Bug #38676 | Full-Text search does not handle apostrophes (before/after a word) as described | ||
---|---|---|---|
Submitted: | 8 Aug 2008 17:38 | Modified: | 8 Aug 2008 19:16 |
Reporter: | Thomas Chin | Email Updates: | |
Status: | Not a Bug | Impact on me: | |
Category: | MySQL Server: FULLTEXT search | Severity: | S3 (Non-critical) |
Version: | mysql-5.0.44-r1 | OS: | Linux (Gentoo) |
Assigned to: | CPU Architecture: | Any | |
Tags: | apostrophe, fulltext |
[8 Aug 2008 17:38]
Thomas Chin
[8 Aug 2008 18:36]
Sergei Golubchik
note that foo and bar weren't found, probably, because of ft_min_word_length, decrease ft_min_word_length or try with longer words
[8 Aug 2008 18:46]
Thomas Chin
Sorry about that.
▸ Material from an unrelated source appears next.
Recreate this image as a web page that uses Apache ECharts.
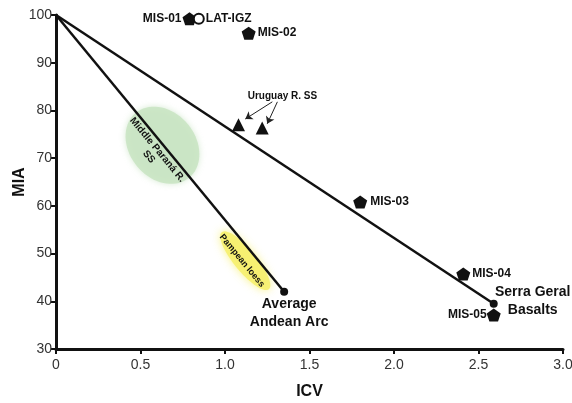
<!DOCTYPE html>
<html><head><meta charset="utf-8">
<script src="https://cdn.jsdelivr.net/npm/echarts@6/dist/echarts.min.js"></script>
<style>html,body{margin:0;padding:0;background:#fff}#c{width:572px;height:403px}</style>
</head><body><div id="c"></div>
<script>
// ---- data ----
const xMin = 0, xMax = 3, xInterval = 0.5;
const yMin = 30, yMax = 100, yInterval = 10;
const origin = [0, 100];
const endMemberNames = ['Average\nAndean Arc', 'Serra Geral\nBasalts'];
const endMemberICV = [1.35, 2.59];
const endMemberMIA = [42, 39.5];
const sampleNames = ['MIS-01', 'MIS-02', 'MIS-03', 'MIS-04', 'MIS-05'];
const sampleICV = [0.79, 1.14, 1.80, 2.41, 2.59];
const sampleMIA = [99.2, 96.2, 60.8, 45.7, 37.1];
const refNames = ['LAT-IGZ'];
const refICV = [0.845];
const refMIA = [99.2];
const uruguayICV = [1.08, 1.22];
const uruguayMIA = [77.0, 76.3];
const uruguayLabel = 'Uruguay R. SS';
const uruguayLabelPos = [1.34, 83.0];
const arrowStartICV = [1.28, 1.31];
const arrowStartMIA = [81.8, 81.8];
const arrowEndICV = [1.12, 1.25];
const arrowEndMIA = [78.2, 77.2];
const fieldNames = ['Middle Paraná R.\nSS', 'Pampean loess'];
const fieldICV = [0.63, 1.12];
const fieldMIA = [72.7, 48.5];
const fieldTextICV = [0.574, 1.10];
const fieldTextMIA = [71.0, 48.5];

// ---- styles ----
const FONT = 'Liberation Sans, Arial, sans-serif';
const pentagon = 'path://M0,-10 L9.51,-3.09 L5.88,8.09 L-5.88,8.09 L-9.51,-3.09 Z';
const sampleLabel = {
  'MIS-01': {position: 'left', distance: 1},
  'MIS-02': {position: 'right', distance: 2},
  'MIS-03': {position: 'right', distance: 3},
  'MIS-04': {position: 'right', distance: 2},
  'MIS-05': {position: 'left', distance: 0}
};
const fieldStyle = [
  {a: 42, b: 33, fill: 'rgba(200,228,194,0.85)', blur: 6, font: 'bold 10px ' + FONT},
  {a: 37, b: 11, fill: 'rgba(246,240,110,0.9)', blur: 8, font: 'bold 9px ' + FONT}
];

const chart = echarts.init(document.getElementById('c'), null, {renderer: 'canvas'});

function lineAngle(api) {
  const p0 = api.coord(origin);
  const p1 = api.coord([endMemberICV[0], endMemberMIA[0]]);
  return Math.atan2(p1[1] - p0[1], p1[0] - p0[0]);
}

const fieldSeries = fieldNames.map((nm, i) => ({
  type: 'custom',
  z: 1,
  silent: true,
  data: [[fieldICV[i], fieldMIA[i]]],
  renderItem: function (params, api) {
    const c = api.coord([api.value(0), api.value(1)]);
    const th = lineAngle(api);
    const st = fieldStyle[i];
    const pts = [];
    for (let k = 0; k < 72; k++) {
      const t = k / 72 * Math.PI * 2;
      pts.push([c[0] + st.a * Math.cos(t) * Math.cos(th) - st.b * Math.sin(t) * Math.sin(th),
                c[1] + st.a * Math.cos(t) * Math.sin(th) + st.b * Math.sin(t) * Math.cos(th)]);
    }
    return {type: 'polygon', shape: {points: pts},
      style: {fill: st.fill, shadowBlur: st.blur, shadowColor: st.fill}};
  }
}));

const fieldTextSeries = {
  type: 'custom',
  z: 5,
  silent: true,
  data: fieldNames.map((n, i) => [fieldTextICV[i], fieldTextMIA[i], i]),
  renderItem: function (params, api) {
    const c = api.coord([api.value(0), api.value(1)]);
    const th = lineAngle(api);
    const i = api.value(2);
    return {type: 'text', x: c[0], y: c[1], rotation: -th,
      style: {text: fieldNames[i], font: fieldStyle[i].font, fill: '#111',
        align: 'center', verticalAlign: 'middle', lineHeight: 11}};
  }
};

const labelBase = {fontFamily: FONT, fontWeight: 'bold', color: '#111'};

const option = {
  animation: false,
  backgroundColor: '#fff',
  grid: {left: 56, right: 9, top: 15, bottom: 54, containLabel: false, outerBoundsMode: 'none'},
  xAxis: {
    type: 'value', min: xMin, max: xMax, interval: xInterval,
    name: 'ICV', nameLocation: 'middle', nameGap: 35, nameMoveOverlap: false,
    nameTextStyle: {fontFamily: FONT, fontWeight: 'bold', fontSize: 16, color: '#111'},
    axisLine: {show: true, onZero: false, lineStyle: {color: '#111', width: 3}},
    axisTick: {show: true, length: 5, lineStyle: {color: '#111', width: 2}},
    axisLabel: {fontFamily: FONT, fontSize: 14, color: '#333', margin: 9,
      formatter: v => v === 0 ? '0' : v.toFixed(1)},
    splitLine: {show: false}
  },
  yAxis: {
    type: 'value', min: yMin, max: yMax, interval: yInterval,
    name: 'MIA', nameLocation: 'middle', nameGap: 28, nameMoveOverlap: false,
    nameTextStyle: {fontFamily: FONT, fontWeight: 'bold', fontSize: 16, color: '#111'},
    axisLine: {show: true, onZero: false, lineStyle: {color: '#111', width: 3}},
    axisTick: {show: true, length: 5, lineStyle: {color: '#111', width: 2}},
    axisLabel: {fontFamily: FONT, fontSize: 14, color: '#333', margin: 4},
    splitLine: {show: false}
  },
  series: [
    ...fieldSeries,
    fieldTextSeries,
    ...endMemberICV.map((x, i) => ({
      type: 'line', z: 3, silent: true, symbol: 'none',
      lineStyle: {color: '#111', width: 2.5},
      data: [origin, [x, endMemberMIA[i]]]
    })),
    {
      type: 'scatter', z: 4, symbol: 'circle', symbolSize: 8,
      itemStyle: {color: '#111', opacity: 1},
      data: endMemberICV.map((x, i) => ({
        value: [x, endMemberMIA[i]], name: endMemberNames[i],
        label: i === 0
          ? {show: true, position: 'bottom', distance: 2, offset: [5, -3], align: 'center'}
          : {show: true, position: 'right', distance: 0, offset: [35, -3], align: 'center'}
      })),
      label: Object.assign({formatter: p => p.name, fontSize: 14, lineHeight: 18}, labelBase)
    },
    {
      type: 'scatter', z: 6, symbol: pentagon, symbolSize: [14, 13],
      itemStyle: {color: '#111', opacity: 1},
      data: sampleNames.map((n, i) => ({
        value: [sampleICV[i], sampleMIA[i]], name: n,
        label: sampleLabel[n]
      })),
      label: Object.assign({show: true, formatter: p => p.name, fontSize: 12}, labelBase)
    },
    {
      type: 'scatter', z: 7, symbol: 'circle', symbolSize: 10,
      itemStyle: {color: '#fff', borderColor: '#111', borderWidth: 2, opacity: 1},
      data: refNames.map((n, i) => ({value: [refICV[i], refMIA[i]], name: n})),
      label: Object.assign({show: true, position: 'right', distance: 1, formatter: p => p.name, fontSize: 12}, labelBase)
    },
    {
      type: 'scatter', z: 6, symbol: 'triangle', symbolSize: [13, 13],
      itemStyle: {color: '#111', opacity: 1},
      data: uruguayICV.map((x, i) => [x, uruguayMIA[i]])
    },
    {
      type: 'lines', coordinateSystem: 'cartesian2d', z: 6, silent: true,
      symbol: ['none', 'arrow'], symbolSize: 7,
      lineStyle: {color: '#222', width: 1, opacity: 1},
      data: arrowStartICV.map((x, i) => ({coords: [[x, arrowStartMIA[i]], [arrowEndICV[i], arrowEndMIA[i]]]}))
    },
    {
      type: 'scatter', z: 6, symbolSize: 0, silent: true,
      itemStyle: {opacity: 1},
      data: [{value: uruguayLabelPos, name: uruguayLabel}],
      label: Object.assign({show: true, position: 'inside', formatter: p => p.name, fontSize: 10}, labelBase)
    }
  ]
};
chart.setOption(option);
</script>
</body></html>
Our machines are configured to have ft_min_word_length=1, so I did previous tests that was able to location foo and bar (without apostrophes) as part of the test process I did not share. From my example, it does also illustrate how the behavior mutates after a row of a certain type is inserted. Regardless, same test with foo -> apple and bar -> orange: --- mysql> CREATE TABLE test (txt TEXT); Query OK, 0 rows affected (0.06 sec) mysql> CREATE FULLTEXT INDEX txt ON test(txt); Query OK, 0 rows affected (0.01 sec) Records: 0 Duplicates: 0 Warnings: 0 mysql> INSERT INTO test VALUES('\'apple'); Query OK, 1 row affected (0.00 sec) mysql> INSERT INTO test VALUES('orange\''); Query OK, 1 row affected (0.00 sec) mysql> SELECT * FROM test; +---------+ | txt | +---------+ | 'apple | | orange' | +---------+ 2 rows in set (0.00 sec) mysql> -- expect 1 row (*** unexpected result ***) mysql> SELECT txt FROM test WHERE MATCH(txt) AGAINST('apple'); Empty set (0.00 sec) mysql> -- expect 1 row (*** unexpected result ***) mysql> SELECT txt FROM test WHERE MATCH(txt) AGAINST('orange'); Empty set (0.00 sec) mysql> -- expect empty mysql> SELECT txt FROM test WHERE MATCH(txt) AGAINST('\'apple'); Empty set (0.00 sec) mysql> -- expect empty mysql> SELECT txt FROM test WHERE MATCH(txt) AGAINST('orange\''); Empty set (0.00 sec) mysql> INSERT INTO test VALUES('\'aaa\'bbb\''); Query OK, 1 row affected (0.00 sec) mysql> -- expect 1 row mysql> SELECT txt FROM test WHERE MATCH(txt) AGAINST('aaa\'bbb'); +-----------+ | txt | +-----------+ | 'aaa'bbb' | +-----------+ 1 row in set (0.00 sec) mysql> -- expect 1 row (*** behavior changes from previous attempt ***) mysql> SELECT txt FROM test WHERE MATCH(txt) AGAINST('apple'); +--------+ | txt | +--------+ | 'apple | +--------+ 1 row in set (0.00 sec) mysql> -- expect empty (*** unexpected result ***) mysql> SELECT txt FROM test WHERE MATCH(txt) AGAINST('\'apple'); +--------+ | txt | +--------+ | 'apple | +--------+ 1 row in set (0.00 sec)
[8 Aug 2008 18:56]
Sergei Golubchik
Okay, I see now. It's not a bug, but how relevance ranking works when you search in natural language mode. Check the appropriate section of the manual for details, but in short - a word gets 0 relevance (and thus, is not returned) if it appears in 50% (or more) of the rows. First you had only two rows, and neither was returned. Then you added a third one, and all the three started to appear in search results. Possible workarounds are also explained in the manual.
[8 Aug 2008 19:16]
Thomas Chin
Thanks guys and sorry about that. We were conducting some testing of another issue and in trying to create a very simple test case, we encountered this behavior.